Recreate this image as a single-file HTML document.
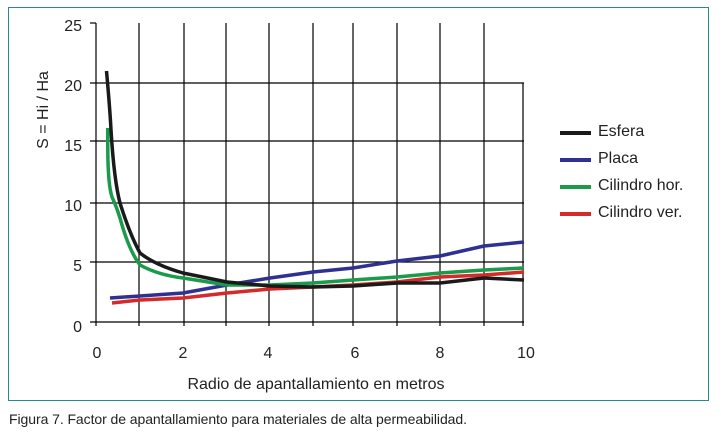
<!DOCTYPE html>
<html><head><meta charset="utf-8"><style>
body{margin:0;background:#fff;}
svg{display:block;font-family:"Liberation Sans",sans-serif;}
</style></head><body>
<svg width="721" height="434" viewBox="0 0 721 434">
<rect x="8.5" y="7.5" width="700" height="393" fill="#fff" stroke="#2a8a8a" stroke-width="1"/>
<g stroke="#000" stroke-width="1.2">
<line x1="96" y1="23" x2="96" y2="322"/>
<line x1="90" y1="322" x2="524" y2="322"/>
<line x1="90" y1="23" x2="96" y2="23"/>
<line x1="90" y1="83" x2="524" y2="83"/>
<line x1="90" y1="141" x2="524" y2="141"/>
<line x1="90" y1="203" x2="524" y2="203"/>
<line x1="90" y1="262" x2="524" y2="262"/>
<line x1="139" y1="23" x2="139" y2="326"/>
<line x1="184" y1="23" x2="184" y2="326"/>
<line x1="226" y1="23" x2="226" y2="326"/>
<line x1="269" y1="23" x2="269" y2="326"/>
<line x1="313" y1="23" x2="313" y2="326"/>
<line x1="353" y1="23" x2="353" y2="326"/>
<line x1="397" y1="23" x2="397" y2="326"/>
<line x1="440" y1="23" x2="440" y2="326"/>
<line x1="484" y1="23" x2="484" y2="326"/>
<line x1="523" y1="83" x2="523" y2="326"/>
<line x1="96" y1="322" x2="96" y2="326"/>
</g>
<g font-size="16" fill="#222" text-anchor="end">
<text x="82" y="31">25</text><text x="82" y="91">20</text><text x="82" y="151">15</text>
<text x="82" y="211">10</text><text x="82" y="271">5</text><text x="82" y="332">0</text>
</g>
<g font-size="16" fill="#222" text-anchor="middle">
<text x="97" y="358">0</text><text x="183" y="358">2</text><text x="268" y="358">4</text>
<text x="355" y="358">6</text><text x="440" y="358">8</text><text x="526" y="358">10</text>
<text x="316" y="389">Radio de apantallamiento en metros</text>
<text transform="translate(48,110) rotate(-90)">S = Hi / Ha</text>
</g>
<g fill="none" stroke-width="3.5" stroke-linejoin="round" stroke-linecap="butt">
<polyline stroke="#2e3192" points="110,298 140,296 183,293 227,285 270,278 313,272 353,268 397,261 440,256 484,246 524,242"/>
<polyline stroke="#d42a2a" points="112,303 140,300 183,298 227,293 270,289 313,287 353,285 397,282 440,277 484,275 524,272"/>
<path stroke="#1a9a4a" d="M107.7,128 L107.8,150 Q108,185 112,197 Q118,210 122,225 Q130,252 140,265 Q158,275 183,278 L227,285 L270,285 L313,283 L353,280 L397,277 L440,273 L484,270 L524,268"/>
<path stroke="#1a1a1a" d="M106.5,71 Q110,110 111,130 Q114,180 120,203 Q130,235 140,253 Q155,265 183,273 L227,282 L270,286 L313,287 L353,286 L397,283 L440,283 L484,278 L524,280"/>
</g>
<g stroke-width="4">
<line x1="560" y1="133" x2="591" y2="133" stroke="#1a1a1a"/>
<line x1="560" y1="160" x2="591" y2="160" stroke="#2e3192"/>
<line x1="560" y1="187" x2="591" y2="187" stroke="#1a9a4a"/>
<line x1="560" y1="214" x2="591" y2="214" stroke="#d42a2a"/>
</g>
<g font-size="16" fill="#222">
<text x="598" y="136">Esfera</text><text x="598" y="163">Placa</text>
<text x="598" y="190">Cilindro hor.</text><text x="598" y="217">Cilindro ver.</text>
</g>
<text x="9" y="424" font-size="14" fill="#222" textLength="458">Figura 7. Factor de apantallamiento para materiales de alta permeabilidad.</text>
</svg>
</body></html>
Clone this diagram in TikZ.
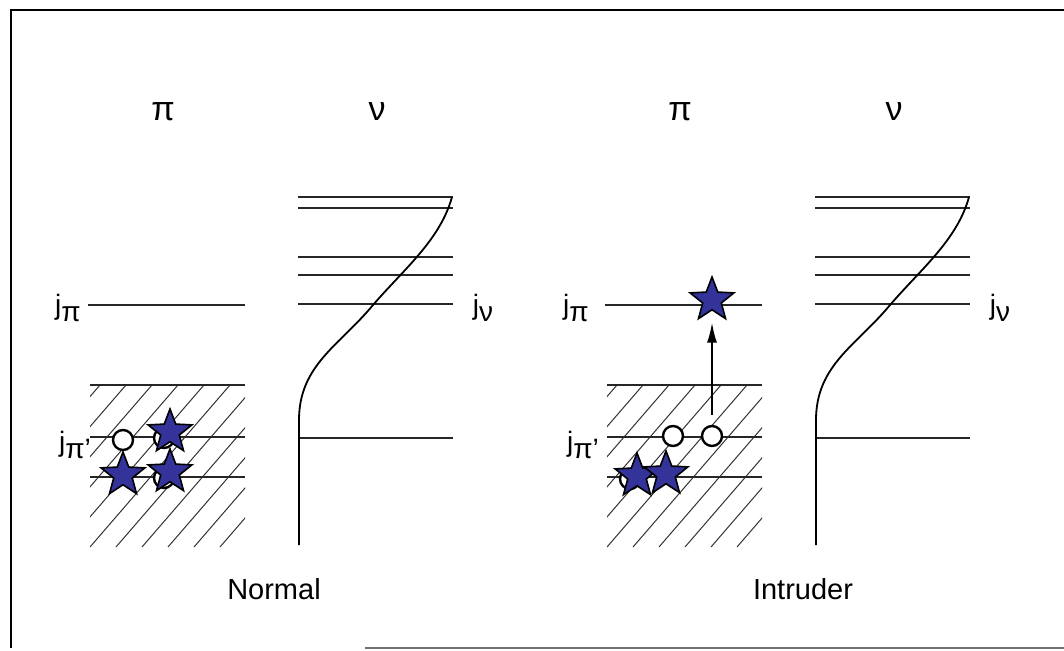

-- -- --

## Set task
Exactly reproduce each record, leaving out any pictures.

## Exercise result
Recreate this image as a single-file HTML document.
<!DOCTYPE html>
<html><head><meta charset="utf-8"><style>
body{margin:0;background:#fff;}
svg{display:block;font-family:"Liberation Sans",sans-serif;}
</style></head><body>
<svg width="721" height="434" viewBox="0 0 721 434">
<rect x="8.5" y="7.5" width="700" height="393" fill="#fff" stroke="#2a8a8a" stroke-width="1"/>
<g stroke="#000" stroke-width="1.2">
<line x1="96" y1="23" x2="96" y2="322"/>
<line x1="90" y1="322" x2="524" y2="322"/>
<line x1="90" y1="23" x2="96" y2="23"/>
<line x1="90" y1="83" x2="524" y2="83"/>
<line x1="90" y1="141" x2="524" y2="141"/>
<line x1="90" y1="203" x2="524" y2="203"/>
<line x1="90" y1="262" x2="524" y2="262"/>
<line x1="139" y1="23" x2="139" y2="326"/>
<line x1="184" y1="23" x2="184" y2="326"/>
<line x1="226" y1="23" x2="226" y2="326"/>
<line x1="269" y1="23" x2="269" y2="326"/>
<line x1="313" y1="23" x2="313" y2="326"/>
<line x1="353" y1="23" x2="353" y2="326"/>
<line x1="397" y1="23" x2="397" y2="326"/>
<line x1="440" y1="23" x2="440" y2="326"/>
<line x1="484" y1="23" x2="484" y2="326"/>
<line x1="523" y1="83" x2="523" y2="326"/>
<line x1="96" y1="322" x2="96" y2="326"/>
</g>
<g font-size="16" fill="#222" text-anchor="end">
<text x="82" y="31">25</text><text x="82" y="91">20</text><text x="82" y="151">15</text>
<text x="82" y="211">10</text><text x="82" y="271">5</text><text x="82" y="332">0</text>
</g>
<g font-size="16" fill="#222" text-anchor="middle">
<text x="97" y="358">0</text><text x="183" y="358">2</text><text x="268" y="358">4</text>
<text x="355" y="358">6</text><text x="440" y="358">8</text><text x="526" y="358">10</text>
<text x="316" y="389">Radio de apantallamiento en metros</text>
<text transform="translate(48,110) rotate(-90)">S = Hi / Ha</text>
</g>
<g fill="none" stroke-width="3.5" stroke-linejoin="round" stroke-linecap="butt">
<polyline stroke="#2e3192" points="110,298 140,296 183,293 227,285 270,278 313,272 353,268 397,261 440,256 484,246 524,242"/>
<polyline stroke="#d42a2a" points="112,303 140,300 183,298 227,293 270,289 313,287 353,285 397,282 440,277 484,275 524,272"/>
<path stroke="#1a9a4a" d="M107.7,128 L107.8,150 Q108,185 112,197 Q118,210 122,225 Q130,252 140,265 Q158,275 183,278 L227,285 L270,285 L313,283 L353,280 L397,277 L440,273 L484,270 L524,268"/>
<path stroke="#1a1a1a" d="M106.5,71 Q110,110 111,130 Q114,180 120,203 Q130,235 140,253 Q155,265 183,273 L227,282 L270,286 L313,287 L353,286 L397,283 L440,283 L484,278 L524,280"/>
</g>
<g stroke-width="4">
<line x1="560" y1="133" x2="591" y2="133" stroke="#1a1a1a"/>
<line x1="560" y1="160" x2="591" y2="160" stroke="#2e3192"/>
<line x1="560" y1="187" x2="591" y2="187" stroke="#1a9a4a"/>
<line x1="560" y1="214" x2="591" y2="214" stroke="#d42a2a"/>
</g>
<g font-size="16" fill="#222">
<text x="598" y="136">Esfera</text><text x="598" y="163">Placa</text>
<text x="598" y="190">Cilindro hor.</text><text x="598" y="217">Cilindro ver.</text>
</g>
<text x="9" y="424" font-size="14" fill="#222" textLength="458">Figura 7. Factor de apantallamiento para materiales de alta permeabilidad.</text>
</svg>
</body></html>
Clone this diagram in TikZ.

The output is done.